One thing to always take in to account is the higher your rebate, the lower your net profit. Your net profit is important to you for many reasons, and it's what all financial providers will make their lending decisions upon when you apply for a mortgage or loan, and most rented properties.

The lower your net profit, the lower the amount you can borrow. Whilst this may not be of great importance to you now, it's also worth remembering that a mortgage lender will ask for three years of accounts and decide based upon three years' worth of net profits.

Most landlords or letting agents will also request at least your previous year's net profits when making their affordability calculation.

Some loan providers are also starting to request evidence of your net profit even when lending smaller amounts. You may find if you're thinking about buying a new car soon, your net profit may be more important than you once thought.

The slightly scarier part

One of the first things to point out is that just because is a rebate is paid, it doesn't mean your return has been checked and that everything is okay. HMRC cannot physically check all returns before issuing a repayment, so they pay first and check later! However, do remember that they have 6 years to complete their checks, and can open an investigation in to your return at any point during this time if they feel the need to do so.

Another thing to remember is that any amount owed to HMRC is an amount owed to the Crown. This means that the standard Statute of Limitations does not apply, and any amount you owe will not just go away after 6 years. It will remain with you forever, and the next time you are entitled to any money from HMRC they will always collect what's owed first. It's not uncommon for a debt that's over 20 years old to be collected.
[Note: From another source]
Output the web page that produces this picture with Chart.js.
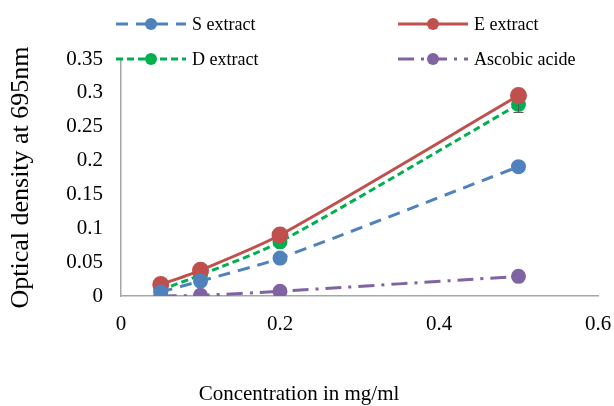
<!DOCTYPE html>
<html>
<head>
<meta charset="utf-8">
<script src="https://cdn.jsdelivr.net/npm/chart.js@4/dist/chart.umd.min.js"></script>
<style>
  html, body { margin: 0; padding: 0; background: #fff; }
  #wrap { width: 614px; height: 406px; position: relative; }
</style>
</head>
<body>
<div id="wrap"><canvas id="chart" width="614" height="406"></canvas></div>
<script>
// concentrations (mg/ml)
const concentrations = [0.05, 0.1, 0.2, 0.5];
// optical density at 695nm
const sExtract = [0.006, 0.022, 0.056, 0.191];
const eExtract = [0.017, 0.038, 0.09, 0.296];
const dExtract = [0.009, 0.031, 0.08, 0.283];
const ascobicAcide = [0.0, 0.001, 0.007, 0.029];
const dError = [0, 0, 0, 0.012];

const xTicks = [0, 0.2, 0.4, 0.6];
const yTicks = [0, 0.05, 0.1, 0.15, 0.2, 0.25, 0.3, 0.35];
const xTitle = 'Concentration in mg/ml';

const serif = "'Liberation Serif', 'Times New Roman', serif";

function toPoints(vals) {
    return concentrations.map((c, i) => ({ x: c, y: vals[i] }));
}

// small error bars (only D extract has a visible one)
const errorBars = {
    id: 'errorBars',
    afterDatasetsDraw(chart) {
        const ctx = chart.ctx;
        const xs = chart.scales.x, ys = chart.scales.y;
        ctx.save();
        ctx.strokeStyle = '#595959';
        ctx.lineWidth = 1.2;
        dExtract.forEach((v, i) => {
            if (!dError[i]) return;
            const px = xs.getPixelForValue(concentrations[i]);
            const y1 = ys.getPixelForValue(v - dError[i]);
            const y0 = ys.getPixelForValue(v);
            ctx.beginPath();
            ctx.moveTo(px, y0); ctx.lineTo(px, y1);
            ctx.moveTo(px - 5, y1); ctx.lineTo(px + 5, y1);
            ctx.stroke();
        });
        ctx.restore();
    }
};

// legend drawn in two columns like the original, plus the x title (sits left of centre)
const legendBox = {
    id: 'legendBox',
    afterDraw(chart) {
        const ctx = chart.ctx;
        const spots = [
            { x: 116, y: 24 }, { x: 398, y: 24 },
            { x: 116, y: 59 }, { x: 398, y: 59 }
        ];
        ctx.save();
        chart.data.datasets.forEach((ds, i) => {
            const p = spots[i];
            ctx.strokeStyle = ds.borderColor;
            ctx.lineWidth = ds.borderWidth;
            ctx.setLineDash(ds.borderDash || []);
            ctx.beginPath();
            ctx.moveTo(p.x, p.y);
            ctx.lineTo(p.x + 70, p.y);
            ctx.stroke();
            ctx.setLineDash([]);
            ctx.fillStyle = ds.pointBackgroundColor;
            ctx.beginPath();
            ctx.arc(p.x + 35, p.y, 6, 0, Math.PI * 2);
            ctx.fill();
            ctx.fillStyle = '#000';
            ctx.font = '18px ' + serif;
            ctx.textBaseline = 'middle';
            ctx.fillText(ds.label, p.x + 76, p.y + 1);
        });
        ctx.font = '21px ' + serif;
        ctx.textAlign = 'center';
        ctx.textBaseline = 'middle';
        ctx.fillStyle = '#000';
        ctx.fillText(xTitle, 299, 394);
        ctx.restore();
    }
};

new Chart(document.getElementById('chart'), {
    type: 'line',
    data: {
        datasets: [
            {
                label: 'S extract', data: toPoints(sExtract),
                borderColor: '#4F81BD', pointBackgroundColor: '#4F81BD', pointBorderColor: '#4F81BD',
                borderWidth: 3, borderDash: [12, 8], pointRadius: 6, tension: 0.25
            },
            {
                label: 'E extract', data: toPoints(eExtract),
                borderColor: '#C0504D', pointBackgroundColor: '#C0504D', pointBorderColor: '#C0504D',
                borderWidth: 3, pointRadius: 7, tension: 0.25
            },
            {
                label: 'D extract', data: toPoints(dExtract),
                borderColor: '#00B050', pointBackgroundColor: '#00B050', pointBorderColor: '#00B050',
                borderWidth: 3, borderDash: [7, 4], pointRadius: 6, tension: 0.25
            },
            {
                label: 'Ascobic acide', data: toPoints(ascobicAcide),
                borderColor: '#8064A2', pointBackgroundColor: '#8064A2', pointBorderColor: '#8064A2',
                borderWidth: 3, borderDash: [16, 7, 3, 7], pointRadius: 6, tension: 0.25
            }
        ]
    },
    options: {
        responsive: false,
        animation: false,
        layout: { padding: { top: 59, right: 16, left: 0, bottom: 0 } },
        plugins: { legend: { display: false }, tooltip: { enabled: false } },
        scales: {
            x: {
                type: 'linear', min: 0, max: 0.6,
                afterBuildTicks: axis => { axis.ticks = xTicks.map(v => ({ value: v })); },
                afterFit: axis => { axis.height = 110; axis.paddingLeft = 0; axis.paddingRight = 0; },
                grid: { display: false, drawTicks: false },
                border: { color: '#A6A6A6', width: 1.5 },
                ticks: { color: '#000', font: { family: serif, size: 21 }, padding: 16,
                         callback: v => String(v) },
                title: { display: false }
            },
            y: {
                min: 0, max: 0.35,
                afterBuildTicks: axis => { axis.ticks = yTicks.map(v => ({ value: v })); },
                afterFit: axis => { axis.width = 121; axis.paddingTop = 0; axis.paddingBottom = 0; },
                grid: { display: false, drawTicks: false },
                border: { color: '#A6A6A6', width: 1.5 },
                ticks: { color: '#000', font: { family: serif, size: 21 }, padding: 18,
                         callback: v => String(v) },
                title: { display: true, text: 'Optical density at 695nm', color: '#000',
                         font: { family: serif, size: 26 }, padding: { top: 6, bottom: 0 } }
            }
        }
    },
    plugins: [errorBars, legendBox]
});
</script>
</body>
</html>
It's vital that you know what has been included on your tax return, as you are the person that is that is responsible for ensuring the information is correct.

You can pay an accountant to submit and prepare you return, but you are the person that would need to provide evidence to match what's listed on the return, not your accountant.

If your return was investigated and errors were found it would be you that is responsible for them, and you that would need to repay any amount HMRC deemed to be overpaid.

It doesn't matter what your accountant friend or colleague says, it's you that will always need to justify that information.